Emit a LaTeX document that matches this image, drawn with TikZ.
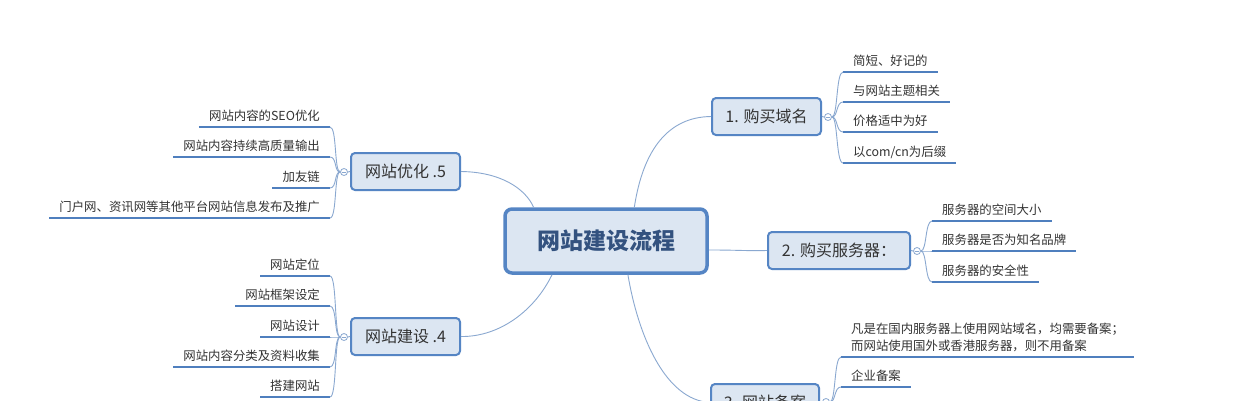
\documentclass[tikz,border=0pt]{standalone}
\usepackage{fontspec}
\setmainfont{Noto Sans CJK SC}
\usetikzlibrary{calc}
\definecolor{fillc}{HTML}{DCE6F2}
\definecolor{boxc}{HTML}{5585C4}
\definecolor{leafc}{HTML}{4F7FBE}
\definecolor{connc}{HTML}{8AA8D0}
\definecolor{txtc}{HTML}{333333}
\definecolor{rootc}{HTML}{33527F}
\begin{document}
\begin{tikzpicture}[x=1pt,y=-1pt,
  conn/.style={draw=connc, line width=0.9pt},
  leafline/.style={draw=leafc, line width=2.6pt},
  leaf/.style={inner xsep=10pt, inner ysep=6pt, text depth=0pt, font=\fontsize{12.4}{17}\selectfont, text=txtc},
  branch/.style={draw=boxc, line width=2pt, fill=fillc, rounded corners=4pt, minimum height=37pt, inner sep=0pt, font=\fontsize{16}{18}\selectfont, text=txtc},
  root/.style={draw=boxc, line width=3.5pt, fill=fillc, rounded corners=7pt, minimum width=202pt, minimum height=64pt, inner sep=0pt, font=\fontsize{23}{26}\selectfont\bfseries, text=rootc},
  knob/.style={circle, draw=connc, fill=white, line width=0.8pt, minimum size=7pt, inner sep=0pt,
    path picture={\draw[connc, line width=0.6pt] ([xshift=-2pt]path picture bounding box.center) -- ([xshift=2pt]path picture bounding box.center);}},
]
\useasboundingbox (0,0) rectangle (1252,400);
\fill[white] (0,0) rectangle (1252,400);
\clip (0,0) rectangle (1252,400);

% root
\node[root] (root) at (606,241) {网站建设流程};

% branches
\node[branch, minimum width=109pt] (b1) at (766.5,116.5) {1. 购买域名};
\node[branch, minimum width=142pt] (b2) at (839,250.5) {2. 购买服务器：};
\node[branch, minimum width=108pt] (b3) at (765,402.5) {3. 网站备案};
\node[branch, minimum width=109pt] (b5) at (405.5,171.5) {网站优化 .5};
\node[branch, minimum width=109pt] (b4) at (405.5,336.5) {网站建设 .4};

% main connectors
\draw[conn] (root.50) .. controls (643,150) and (668,117) .. (b1.west);
\draw[conn] (root.-5) .. controls (740,250) and (745,251) .. (b2.west);
\draw[conn] (root.-57) .. controls (638,335) and (665,400) .. (b3.west);
\draw[conn] (b5.east) .. controls (500,172) and (525,188) .. (root.155);
\draw[conn] (root.212) .. controls (535,310) and (500,337) .. (b4.east);

% knobs
\node[knob] (k1) at (828,117) {};
\node[knob] (k2) at (917,251) {};
\node[knob] (k3) at (826,402) {};
\node[knob] (k5) at (344,172) {};
\node[knob] (k4) at (344,337) {};
\draw[conn] (b1.east) -- (k1.west);
\draw[conn] (b2.east) -- (k2.west);
\draw[conn] (b3.east) -- (k3.west);
\draw[conn] (b5.west) -- (k5.east);
\draw[conn] (b4.west) -- (k4.east);

% branch 1 leaves
\foreach \n/\y/\t in {a1/72/{简短、好记的}, a2/102/{与网站主题相关}, a3/132/{价格适中为好}, a4/163/{以com/cn为后缀}}{
  \node[leaf, anchor=south west] (\n) at (843,\y) {\t};
  \draw[leafline] (\n.south west) -- (\n.south east);
  \draw[conn] (k1.east) .. controls +(6,0) and +(-7,0) .. (\n.south west);
}

% branch 2 leaves
\foreach \n/\y/\t in {s1/221/{服务器的空间大小}, s2/251/{服务器是否为知名品牌}, s3/282/{服务器的安全性}}{
  \node[leaf, anchor=south west] (\n) at (932,\y) {\t};
  \draw[leafline] (\n.south west) -- (\n.south east);
  \draw[conn] (k2.east) .. controls +(6,0) and +(-7,0) .. (\n.south west);
}

% branch 3 leaves
\node[leaf, anchor=south west, align=left] (r1) at (841,357) {凡是在国内服务器上使用网站域名，均需要备案；\\而网站使用国外或香港服务器，则不用备案};
\node[leaf, anchor=south west] (r2) at (841,387) {企业备案};
\foreach \n in {r1,r2}{
  \draw[leafline] (\n.south west) -- (\n.south east);
  \draw[conn] (k3.east) .. controls +(6,0) and +(-7,0) .. (\n.south west);
}

% branch 5 leaves
\foreach \n/\y/\t in {e1/127/{网站内容的SEO优化}, e2/157/{网站内容持续高质量输出}, e3/188/{加友链}, e4/218/{门户网、资讯网等其他平台网站信息发布及推广}}{
  \node[leaf, anchor=south east] (\n) at (330,\y) {\t};
  \draw[leafline] (\n.south west) -- (\n.south east);
  \draw[conn] (k5.west) .. controls +(-6,0) and +(7,0) .. (\n.south east);
}

% branch 4 leaves
\foreach \n/\y/\t in {d1/276/{网站定位}, d2/306/{网站框架设定}, d3/337/{网站设计}, d4/367/{网站内容分类及资料收集}, d5/397/{搭建网站}}{
  \node[leaf, anchor=south east] (\n) at (330,\y) {\t};
  \draw[leafline] (\n.south west) -- (\n.south east);
  \draw[conn] (k4.west) .. controls +(-6,0) and +(7,0) .. (\n.south east);
}
\end{tikzpicture}
\end{document}
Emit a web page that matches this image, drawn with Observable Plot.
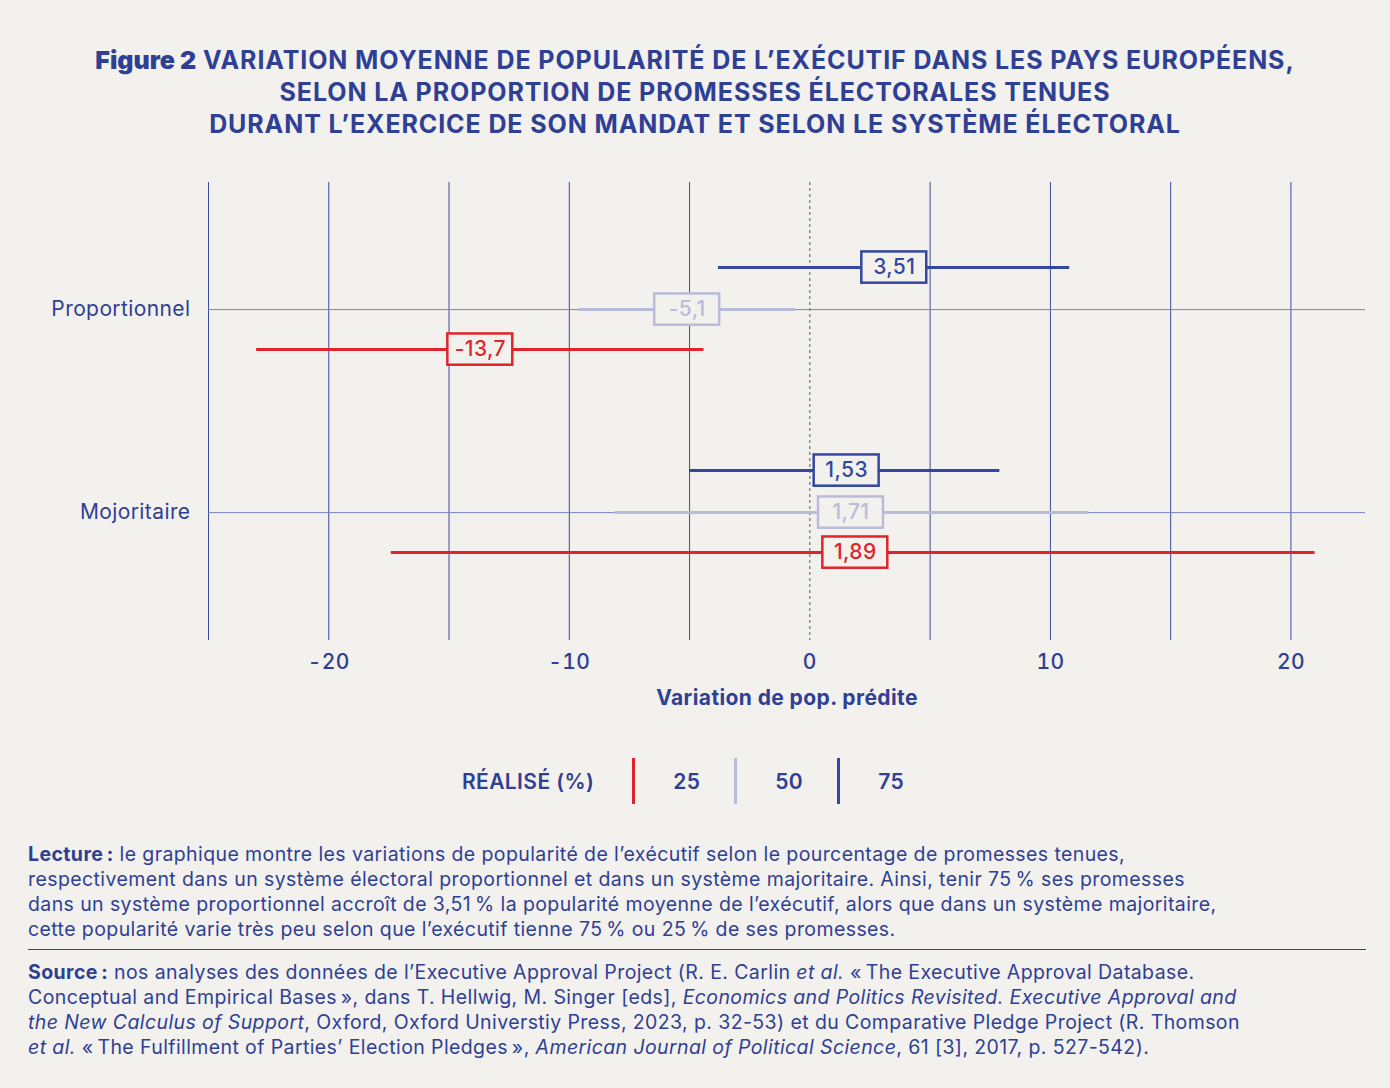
<!DOCTYPE html>
<html><head><meta charset="utf-8">
<script src="https://cdn.jsdelivr.net/npm/d3@7"></script>
<script src="https://cdn.jsdelivr.net/npm/@observablehq/plot@0.6"></script>
<style>
body{margin:0;background:#f2f1ee;font-family:Inter,"Noto Sans",sans-serif;color:#2f3f93;width:1390px;letter-spacing:0.4px}
h1{margin:0;padding-top:44px;text-align:center;font-size:25px;line-height:32px;font-weight:700;letter-spacing:0.9px;color:#2f3f93}
h1 b{font-weight:900;letter-spacing:0}
#chart{margin-top:42px;height:560px}
#legend{display:flex;align-items:center;justify-content:center;font-size:21px;font-weight:600;margin-top:14px;height:50px;padding-left:10px}
#legend .t{margin-right:38px}
#legend .k{display:flex;align-items:center;margin-right:34px}
#legend .bar{width:3px;height:46px;margin-right:38px}
.notes{margin:36px 60px 0 28px;font-size:19.5px;line-height:25px;color:#2f3f93}
.notes hr{border:0;border-top:1.5px solid #2f3f93;margin:7px -36px 10px 0}
</style></head><body>
<h1><b>Figure 2</b> VARIATION MOYENNE DE POPULARITÉ DE L’EXÉCUTIF DANS LES PAYS EUROPÉENS,<br>SELON LA PROPORTION DE PROMESSES ÉLECTORALES TENUES<br>DURANT L’EXERCICE DE SON MANDAT ET SELON LE SYSTÈME ÉLECTORAL</h1>
<div id="chart"></div>
<div id="legend"><span class="t">RÉALISÉ (%)</span></div>
<div class="notes"><b>Lecture&#8239;:</b> le graphique montre les variations de popularité de l’exécutif selon le pourcentage de promesses tenues,<br>respectivement dans un système électoral proportionnel et dans un système majoritaire. Ainsi, tenir 75&#8239;% ses promesses<br>dans un système proportionnel accroît de 3,51&#8239;% la popularité moyenne de l’exécutif, alors que dans un système majoritaire,<br>cette popularité varie très peu selon que l’exécutif tienne 75&#8239;% ou 25&#8239;% de ses promesses.
<hr>
<b>Source&#8239;:</b> nos analyses des données de l’Executive Approval Project (R. E. Carlin <i>et al.</i> «&#8239;The Executive Approval Database.<br>Conceptual and Empirical Bases&#8239;», dans T. Hellwig, M. Singer [eds], <i>Economics and Politics Revisited. Executive Approval and<br>the New Calculus of Support</i>, Oxford, Oxford Universtiy Press, 2023, p. 32-53) et du Comparative Pledge Project (R. Thomson<br><i>et al.</i> «&#8239;The Fulfillment of Parties’ Election Pledges&#8239;», <i>American Journal of Political Science</i>, 61 [3], 2017, p. 527-542).</div>
<script>
const systems = ["Proportionnel","Mojoritaire"];
const levels = ["25","50","75"];
const colors = ["#e0242b","#b9bcd9","#3447a0"];
const estimates = [[-13.7,-5.1,3.51],[1.89,1.71,1.53]];
const lows = [[-23,-9.6,-3.8],[-17.4,-8.1,-5]];
const highs = [[-4.4,-0.6,10.8],[21,11.6,7.9]];
const labels = [["-13,7","-5,1","3,51"],["1,89","1,71","1,53"]];
const xTicks = [-20,-10,0,10,20];

const sysPos = {Proportionnel:1, Mojoritaire:0};
const lvlOff = {"25":-0.197,"50":0,"75":0.207};
const rows = [];
systems.forEach((s,i)=>levels.forEach((l,j)=>rows.push({s,l,c:colors[j],est:estimates[i][j],lo:lows[i][j],hi:highs[i][j],lab:labels[i][j],y:sysPos[s]+lvlOff[l]})));

const chart = Plot.plot({
  width:1390, height:560,
  marginLeft:208, marginRight:25, marginTop:0, marginBottom:102,
  style:{background:"transparent",fontFamily:"Inter, sans-serif",fontSize:"21px",color:"#2f3f93",letterSpacing:"0.4px"},
  x:{domain:[-25,23.1], tickSize:0, label:null},
  y:{domain:[-0.63,1.626], ticks:[0,1], tickFormat:d=>d===1?systems[0]:systems[1], tickSize:0, tickPadding:18, label:null},
  marks:[
    Plot.ruleX(d3.range(-25,25,5).filter(v=>v!==0),{stroke:"#3c4a9a",strokeWidth:1}),
    Plot.ruleX([0],{stroke:"#555",strokeDasharray:"3,3",strokeWidth:1}),
    Plot.ruleY([0,1],{stroke:"#7a83bd",strokeWidth:1}),
    Plot.ruleY(rows,{y:"y",x1:"lo",x2:"hi",stroke:"c",strokeWidth:3}),
    Plot.rect(rows,{x1:d=>d.est-1.35,x2:d=>d.est+1.35,y1:d=>d.y-0.077,y2:d=>d.y+0.077,fill:"#f2f1ee",stroke:"c",strokeWidth:2.5}),
    Plot.text(rows,{x:"est",y:"y",text:"lab",fill:"c",fontSize:21,fontWeight:500}),
    Plot.axisX({ticks:xTicks,tickFormat:d=>String(d),tickSize:0,tickPadding:14,fontSize:21,fontWeight:500,label:null}),
    Plot.text(["Variation de pop. prédite"],{frameAnchor:"bottom",dy:64,fontSize:21,fontWeight:700,fill:"#2f3f93"})
  ]
});
document.getElementById("chart").append(chart);
const lg=document.getElementById("legend");
levels.forEach((l,j)=>{const k=document.createElement("span");k.className="k";k.innerHTML=`<span class="bar" style="background:${colors[j]}"></span>${l}`;lg.append(k);});
</script>
</body></html>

###

[Aim] Lines containing the word "that" are to be counted in the listing; state their number alone.

[Right answer] 2